** Brief **
Set down every entry word for word. Omit the pictures.

** Records for the task **
____________

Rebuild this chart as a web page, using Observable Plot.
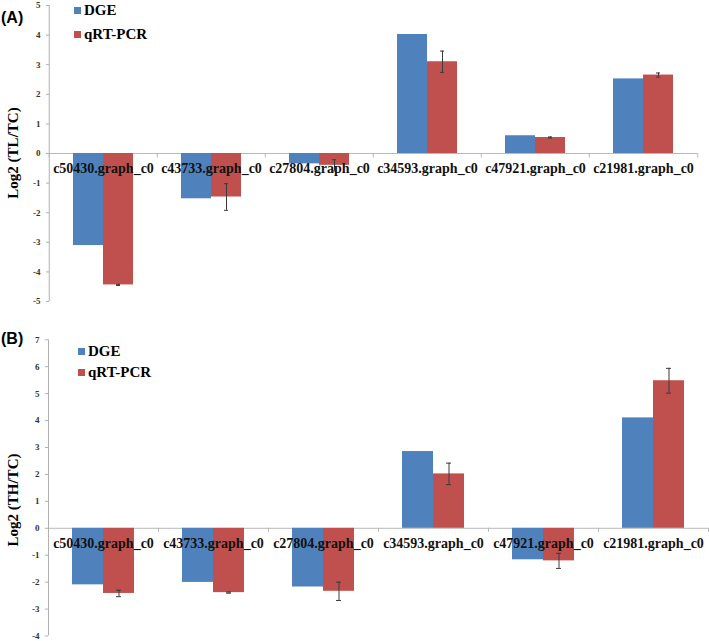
<!DOCTYPE html>
<html>
<head>
<meta charset="utf-8">
<script src="https://cdn.jsdelivr.net/npm/d3@7"></script>
<script src="https://cdn.jsdelivr.net/npm/@observablehq/plot@0.6"></script>
<style>
  body { margin: 0; background: #fff; }
  #wrap { position: relative; width: 709px; height: 641px; overflow: hidden; background: #fff; }
  .panel { position: absolute; left: 0; }
  .panel svg { overflow: visible; }
  .tag { position: absolute; font-family: "Liberation Sans", Arial, sans-serif; font-weight: bold; font-size: 16px; line-height: 16px; color: #000; }
  .ylab { position: absolute; font-family: "Liberation Serif", "Times New Roman", serif; font-weight: bold; font-size: 15px; line-height: 15px; white-space: nowrap; color: #000; transform: translate(-50%, -50%) rotate(-90deg); }
  .leg { position: absolute; font-family: "Liberation Serif", "Times New Roman", serif; font-weight: bold; font-size: 15px; line-height: 15px; white-space: nowrap; color: #000; }
  .leg span.sw { display: inline-block; width: 7px; height: 7px; margin-right: 3px; vertical-align: 1px; }
</style>
</head>
<body>
<div id="wrap"></div>
<script>
// ---- data ----
const categories = ["c50430.graph_c0", "c43733.graph_c0", "c27804.graph_c0", "c34593.graph_c0", "c47921.graph_c0", "c21981.graph_c0"];
const seriesNames = ["DGE", "qRT-PCR"];
const seriesColors = ["#4F81BD", "#C0504D"];

const dgeA  = [-3.11, -1.53, -0.35, 4.02, 0.60, 2.52];
const qpcrA = [-4.44, -1.47, -0.40, 3.10, 0.54, 2.65];
const errA  = [0.02, 0.45, 0.19, 0.36, 0.02, 0.07];
const yTicksA = [-5, -4, -3, -2, -1, 0, 1, 2, 3, 4, 5];

const dgeB  = [-2.10, -2.01, -2.18, 2.85, -1.17, 4.10];
const qpcrB = [-2.42, -2.39, -2.34, 2.02, -1.21, 5.48];
const errB  = [0.12, 0.02, 0.34, 0.40, 0.28, 0.46];
const yTicksB = [-4, -3, -2, -1, 0, 1, 2, 3, 4, 5, 6, 7];

const serif = "Liberation Serif, Times New Roman, serif";

function panel({dge, qpcr, err, yTicks, height, mt, mb, ml, mr, padOuter, labelDy}) {
  const rows = [];
  categories.forEach((c, i) => {
    rows.push({cat: c, series: seriesNames[0], value: dge[i], err: 0});
    rows.push({cat: c, series: seriesNames[1], value: qpcr[i], err: err[i]});
  });
  const qRows = rows.filter(d => d.series === seriesNames[1]);
  const width = 709;
  const fw = (width - ml - mr) / categories.length;
  const yDom = [yTicks[0], yTicks[yTicks.length - 1]];
  return Plot.plot({
    width, height,
    marginTop: mt, marginBottom: mb, marginLeft: ml, marginRight: mr,
    style: {background: "transparent"},
    fx: {domain: categories, padding: 0, axis: null},
    x: {domain: seriesNames, paddingInner: 0, paddingOuter: padOuter, axis: null},
    y: {domain: yDom},
    color: {domain: seriesNames, range: seriesColors},
    marks: [
      Plot.ruleY([0], {stroke: "#b8b8b8", strokeWidth: 1}),
      Plot.barY(rows, {fx: "cat", x: "series", y1: () => 0, y2: "value", fill: "series"}),
      Plot.ruleX(qRows, {fx: "cat", x: "series", y1: d => d.value - d.err, y2: d => d.value + d.err, stroke: "#3a3a3a", strokeWidth: 1}),
      Plot.tickY(qRows, {fx: "cat", x: "series", y: d => d.value + d.err, stroke: "#3a3a3a", strokeWidth: 1, insetLeft: 13, insetRight: 13}),
      Plot.tickY(qRows, {fx: "cat", x: "series", y: d => d.value - d.err, stroke: "#3a3a3a", strokeWidth: 1, insetLeft: 13, insetRight: 13}),
      // category separators on the zero line
      Plot.ruleX(categories, {fx: d => d, x: null, y1: () => 0, y2: () => -0.15, dx: -fw / 2, stroke: "#b8b8b8"}),
      Plot.ruleX(categories.slice(-1), {fx: d => d, x: null, y1: () => 0, y2: () => -0.15, dx: fw / 2, stroke: "#b8b8b8"}),
      // y axis line
      Plot.ruleX(categories.slice(0, 1), {fx: d => d, x: null, y1: () => yDom[0], y2: () => yDom[1], dx: -fw / 2, stroke: "#b0b0b0"}),
      Plot.axisY(yTicks, {tickSize: 3, tickPadding: 6, tickFormat: d => String(d), fontSize: 9, fontWeight: "bold", fontFamily: serif, stroke: "#b0b0b0", fill: "#333", label: null}),
      Plot.text(categories, {fx: d => d, y: () => 0, text: d => d, dy: labelDy, fontSize: 14, fontWeight: "bold", fontFamily: serif, fill: "#111"})
    ]
  });
}

const wrap = document.getElementById("wrap");

const pa = panel({dge: dgeA, qpcr: qpcrA, err: errA, yTicks: yTicksA, height: 320, mt: 5, mb: 19, ml: 47, mr: 11, padOuter: 0.75, labelDy: 15});
const da = document.createElement("div"); da.className = "panel"; da.style.top = "0px"; da.appendChild(pa); wrap.appendChild(da);

const pb = panel({dge: dgeB, qpcr: qpcrB, err: errB, yTicks: yTicksB, height: 321, mt: 19.3, mb: 5.5, ml: 48, mr: 1, padOuter: 0.77, labelDy: 15.5});
const db = document.createElement("div"); db.className = "panel"; db.style.top = "320px"; db.appendChild(pb); wrap.appendChild(db);

function addHTML(cls, html, left, top) {
  const el = document.createElement("div");
  el.className = cls; el.innerHTML = html;
  el.style.left = left + "px"; el.style.top = top + "px";
  wrap.appendChild(el);
  return el;
}
addHTML("tag", "(A)", 1, 10);
addHTML("tag", "(B)", 1, 331);
addHTML("ylab", "Log2 (TL/TC)", 13, 153);
addHTML("ylab", "Log2 (TH/TC)", 13, 500);
const legA = [[74, 3], [74, 27]];
const legB = [[78, 344], [78, 365]];
seriesNames.forEach((s, i) => {
  addHTML("leg", `<span class="sw" style="background:${seriesColors[i]}"></span>${s}`, legA[i][0], legA[i][1]);
  addHTML("leg", `<span class="sw" style="background:${seriesColors[i]}"></span>${s}`, legB[i][0], legB[i][1]);
});
</script>
</body>
</html>
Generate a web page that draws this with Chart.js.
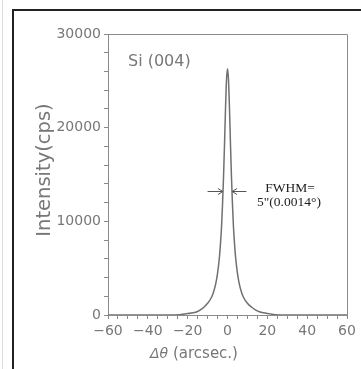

____________

** Task answer **
Rebuild this chart as a web page, using Observable Plot.
<!DOCTYPE html>
<html>
<head>
<meta charset="utf-8">
<script src="https://cdn.jsdelivr.net/npm/d3@7"></script>
<script src="https://cdn.jsdelivr.net/npm/@observablehq/plot@0.6"></script>
<style>
  body { margin: 0; background: #fff; }
  #wrap { position: relative; width: 709px; height: 641px; overflow: hidden; background: #fff; }
  .panel { position: absolute; left: 0; }
  .panel svg { overflow: visible; }
  .tag { position: absolute; font-family: "Liberation Sans", Arial, sans-serif; font-weight: bold; font-size: 16px; line-height: 16px; color: #000; }
  .ylab { position: absolute; font-family: "Liberation Serif", "Times New Roman", serif; font-weight: bold; font-size: 15px; line-height: 15px; white-space: nowrap; color: #000; transform: translate(-50%, -50%) rotate(-90deg); }
  .leg { position: absolute; font-family: "Liberation Serif", "Times New Roman", serif; font-weight: bold; font-size: 15px; line-height: 15px; white-space: nowrap; color: #000; }
  .leg span.sw { display: inline-block; width: 7px; height: 7px; margin-right: 3px; vertical-align: 1px; }
</style>
</head>
<body>
<div id="wrap"></div>
<script>
// ---- data ----
const categories = ["c50430.graph_c0", "c43733.graph_c0", "c27804.graph_c0", "c34593.graph_c0", "c47921.graph_c0", "c21981.graph_c0"];
const seriesNames = ["DGE", "qRT-PCR"];
const seriesColors = ["#4F81BD", "#C0504D"];

const dgeA  = [-3.11, -1.53, -0.35, 4.02, 0.60, 2.52];
const qpcrA = [-4.44, -1.47, -0.40, 3.10, 0.54, 2.65];
const errA  = [0.02, 0.45, 0.19, 0.36, 0.02, 0.07];
const yTicksA = [-5, -4, -3, -2, -1, 0, 1, 2, 3, 4, 5];

const dgeB  = [-2.10, -2.01, -2.18, 2.85, -1.17, 4.10];
const qpcrB = [-2.42, -2.39, -2.34, 2.02, -1.21, 5.48];
const errB  = [0.12, 0.02, 0.34, 0.40, 0.28, 0.46];
const yTicksB = [-4, -3, -2, -1, 0, 1, 2, 3, 4, 5, 6, 7];

const serif = "Liberation Serif, Times New Roman, serif";

function panel({dge, qpcr, err, yTicks, height, mt, mb, ml, mr, padOuter, labelDy}) {
  const rows = [];
  categories.forEach((c, i) => {
    rows.push({cat: c, series: seriesNames[0], value: dge[i], err: 0});
    rows.push({cat: c, series: seriesNames[1], value: qpcr[i], err: err[i]});
  });
  const qRows = rows.filter(d => d.series === seriesNames[1]);
  const width = 709;
  const fw = (width - ml - mr) / categories.length;
  const yDom = [yTicks[0], yTicks[yTicks.length - 1]];
  return Plot.plot({
    width, height,
    marginTop: mt, marginBottom: mb, marginLeft: ml, marginRight: mr,
    style: {background: "transparent"},
    fx: {domain: categories, padding: 0, axis: null},
    x: {domain: seriesNames, paddingInner: 0, paddingOuter: padOuter, axis: null},
    y: {domain: yDom},
    color: {domain: seriesNames, range: seriesColors},
    marks: [
      Plot.ruleY([0], {stroke: "#b8b8b8", strokeWidth: 1}),
      Plot.barY(rows, {fx: "cat", x: "series", y1: () => 0, y2: "value", fill: "series"}),
      Plot.ruleX(qRows, {fx: "cat", x: "series", y1: d => d.value - d.err, y2: d => d.value + d.err, stroke: "#3a3a3a", strokeWidth: 1}),
      Plot.tickY(qRows, {fx: "cat", x: "series", y: d => d.value + d.err, stroke: "#3a3a3a", strokeWidth: 1, insetLeft: 13, insetRight: 13}),
      Plot.tickY(qRows, {fx: "cat", x: "series", y: d => d.value - d.err, stroke: "#3a3a3a", strokeWidth: 1, insetLeft: 13, insetRight: 13}),
      // category separators on the zero line
      Plot.ruleX(categories, {fx: d => d, x: null, y1: () => 0, y2: () => -0.15, dx: -fw / 2, stroke: "#b8b8b8"}),
      Plot.ruleX(categories.slice(-1), {fx: d => d, x: null, y1: () => 0, y2: () => -0.15, dx: fw / 2, stroke: "#b8b8b8"}),
      // y axis line
      Plot.ruleX(categories.slice(0, 1), {fx: d => d, x: null, y1: () => yDom[0], y2: () => yDom[1], dx: -fw / 2, stroke: "#b0b0b0"}),
      Plot.axisY(yTicks, {tickSize: 3, tickPadding: 6, tickFormat: d => String(d), fontSize: 9, fontWeight: "bold", fontFamily: serif, stroke: "#b0b0b0", fill: "#333", label: null}),
      Plot.text(categories, {fx: d => d, y: () => 0, text: d => d, dy: labelDy, fontSize: 14, fontWeight: "bold", fontFamily: serif, fill: "#111"})
    ]
  });
}

const wrap = document.getElementById("wrap");

const pa = panel({dge: dgeA, qpcr: qpcrA, err: errA, yTicks: yTicksA, height: 320, mt: 5, mb: 19, ml: 47, mr: 11, padOuter: 0.75, labelDy: 15});
const da = document.createElement("div"); da.className = "panel"; da.style.top = "0px"; da.appendChild(pa); wrap.appendChild(da);

const pb = panel({dge: dgeB, qpcr: qpcrB, err: errB, yTicks: yTicksB, height: 321, mt: 19.3, mb: 5.5, ml: 48, mr: 1, padOuter: 0.77, labelDy: 15.5});
const db = document.createElement("div"); db.className = "panel"; db.style.top = "320px"; db.appendChild(pb); wrap.appendChild(db);

function addHTML(cls, html, left, top) {
  const el = document.createElement("div");
  el.className = cls; el.innerHTML = html;
  el.style.left = left + "px"; el.style.top = top + "px";
  wrap.appendChild(el);
  return el;
}
addHTML("tag", "(A)", 1, 10);
addHTML("tag", "(B)", 1, 331);
addHTML("ylab", "Log2 (TL/TC)", 13, 153);
addHTML("ylab", "Log2 (TH/TC)", 13, 500);
const legA = [[74, 3], [74, 27]];
const legB = [[78, 344], [78, 365]];
seriesNames.forEach((s, i) => {
  addHTML("leg", `<span class="sw" style="background:${seriesColors[i]}"></span>${s}`, legA[i][0], legA[i][1]);
  addHTML("leg", `<span class="sw" style="background:${seriesColors[i]}"></span>${s}`, legB[i][0], legB[i][1]);
});
</script>
</body>
</html>
Generate a web page that draws this with Chart.js.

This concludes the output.